Reiley began by looking at restaurants she has personally reviewed since the farm-to-table trend emerged several years ago. She found that menus at 54 of the 239 places she had written about made claims about where they purchased certain food items. She then followed up to see if those claims were true, talking not just to the chefs or operators but to the farmers and growers whose names were mentioned on the menu and to the distributors who supply these restaurants.

She found that many restaurants routinely mislead customers, although motivation differs.

“Just about everyone tells tales,” Reiley notes. “Sometimes they are whoppers, sometimes they are fibs borne of negligence or ignorance, and sometimes they are nearly harmless omissions or ‘greenwashing.’”

She found plenty of whoppers and somehow convinced the owners and chefs who had told them to defend their actions on the record. Few come off as repentant. Well-regarded restaurants wound up being skewered, merely by Reiley repeating their untrue farm-to-table claims and the way those claims are defended. The overall effect is brutal. 

Lesser offenses are written off to logistics.

“Most restaurants do not have the time or wherewithal to deal directly with farmers and producers; most farmers and producers don’t have the infrastructure to do their own sales, marketing and delivery. So the storytelling begins,” Reiley writes.

This is not the first story written about the bait-and-switch component of the farm-to-table movement. San Diego Magazine reporter Troy Johnson found similar shenanigans taking place in San Diego last summer. His conclusion: a mixture of deception, fraud and honest mistakes were at play in that market.

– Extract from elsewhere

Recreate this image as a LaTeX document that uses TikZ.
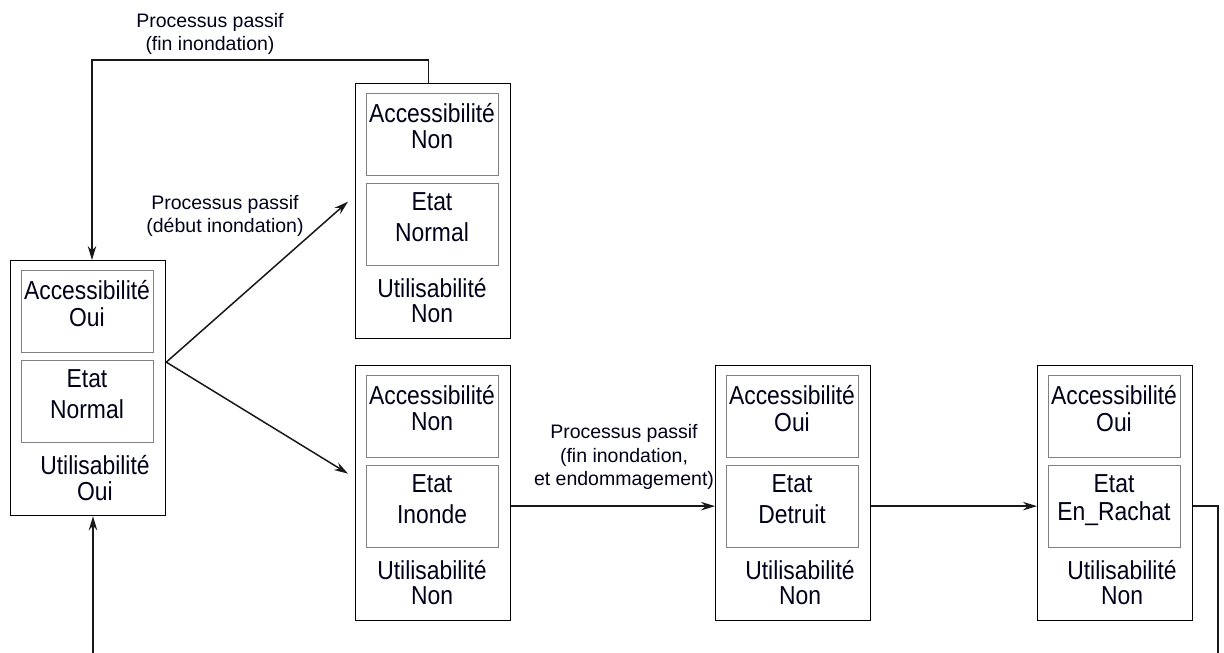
\documentclass[tikz,border=0pt]{standalone}
\usepackage{fontspec}
\setmainfont{Liberation Sans}
\newfontfamily\boxfont{Liberation Sans}[FakeStretch=0.88]
\usetikzlibrary{arrows.meta}

\tikzset{
  outerbox/.style={draw=black, line width=1.3pt, minimum width=155pt, minimum height=255pt, inner sep=0pt, anchor=north west},
  innerbox/.style={draw=black!50, line width=1.4pt, minimum width=132pt, minimum height=82pt, inner sep=0pt, anchor=north west},
  boxtext/.style={font=\boxfont\fontsize{26}{30}\selectfont, text=black!90!blue, inner sep=0pt},
  lbl/.style={font=\fontsize{19.5}{23.5}\selectfont, text=black!90!blue, align=center, inner sep=0pt},
  conn/.style={line width=1.5pt, draw=black!90},
  arr/.style={conn, -{Stealth[length=14pt,width=8.5pt]}}
}

% one state: #1 name, #2 x, #3 y (top-left), #4 accessibility, #5 state,
% #6 usability, #7 horizontal position of the usability lines
\newcommand\statebox[7]{%
  \node[outerbox] (#1) at (#2,#3) {};
  \node[innerbox] (#1acc) at ([xshift=11pt,yshift=-10pt]#1.north west) {};
  \node[innerbox] (#1eta) at ([xshift=11pt,yshift=-100pt]#1.north west) {};
  \node[boxtext] (#1acct) at ([xshift=77pt,yshift=-30pt]#1.north west) {Accessibilité};
  \node[boxtext] (#1accv) at ([xshift=77pt,yshift=-57pt]#1.north west) {#4};
  \node[boxtext] (#1etat) at ([xshift=77pt,yshift=-119pt]#1.north west) {Etat};
  \node[boxtext] (#1etav) at ([xshift=77pt,yshift=-149pt]#1.north west) {#5};
  \node[boxtext] (#1utit) at ([xshift=#7pt,yshift=-205pt]#1.north west) {Utilisabilité};
  \node[boxtext] (#1utiv) at ([xshift=#7pt,yshift=-231pt]#1.north west) {#6};
}

\begin{document}
\begin{tikzpicture}[x=1pt,y=-1pt]
  \useasboundingbox (0,0) rectangle (1224,653);

  \statebox{A}{10}{260}{Oui}{Normal}{Oui}{85}
  \statebox{B}{355}{83}{Non}{Normal}{Non}{77}
  \statebox{C}{355}{365}{Non}{Inonde}{Non}{77}
  \statebox{D}{715}{365}{Oui}{Detruit}{Non}{85}
  \statebox{E}{1037}{365}{Oui}{En\_Rachat}{Non}{85}

  % free ends of the loops
  \coordinate (loop) at (92,60);
  \coordinate (ain) at (93,653);
  \coordinate (eout) at (1218,653);

  % flood ends: back to the initial state
  \draw[arr] ([xshift=-4.5pt]B.north) |- (loop) -- (loop |- A.north);

  % flood starts: two outcomes
  \draw[arr] ([yshift=26pt]A.east) -- ([xshift=-7pt,yshift=9.5pt]B.west);
  \draw[arr] ([yshift=26pt]A.east) -- ([xshift=-7pt,yshift=19.5pt]C.west);

  % damage, then buy-back
  \draw[arr] ([yshift=-13pt]C.east) -- ([yshift=-13pt]D.west);
  \draw[arr] ([yshift=-13pt]D.east) -- ([yshift=-13pt]E.west);
  \draw[conn] ([yshift=-13pt]E.east) -| (eout);
  \draw[arr] (ain) -- (ain |- A.south);

  % transition labels
  \node[lbl] (l1) at (210,34) {Processus passif\\(fin inondation)};
  \node[lbl] (l2) at (225,216) {Processus passif\\(début inondation)};
  \node[lbl] (l3) at (624,457) {Processus passif\\(fin inondation,\\et endommagement)};
\end{tikzpicture}
\end{document}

“Like any good movement, farm-to-table has now been severely co-opted. The stories of restaurants deceiving their customers—or flat-out lying to them—have increased. Multiple San Diego restaurants claim to serve Respected Local, Organic, Sustainable Farm X when in fact they’re serving nameless commodity produce that could be from Chile, for all they know,” Johnson wrote.

Johnson didn’t specify the names of the restaurants that were playing fast and loose with sourcing claims in his story. Reiley did.

Both stories focus on markets whose climates make year-round local farm-to-table sourcing easy. Also, both have coastal locations that make local seafood sourcing an option, although not for every species. Yet even where optimum conditions are in place, many operators treat farm-to-table principles as a suggestion rather than a fixed and firm guideline.

Both articles also use the word “fraud.” Is it?

San Diego attorney David Lizerbram looked at this issue and found that restaurants could face legal claims on three fronts:

• from customers

• from local ranchers or farmers whose names are being used but whose products are not

• from federal, state or local governments

“We’ll see if this issue rises to the level of a government investigation,” Lizerbram says. But he cautions operators to ease up on their farm-to-table fakeouts in the meantime. “A few shady restaurateurs may consider this all just part of the game, but the reality is that there can be serious legal consequences for these types of deceptive practices. Not to mention the PR nightmare associated with this type of exposure.”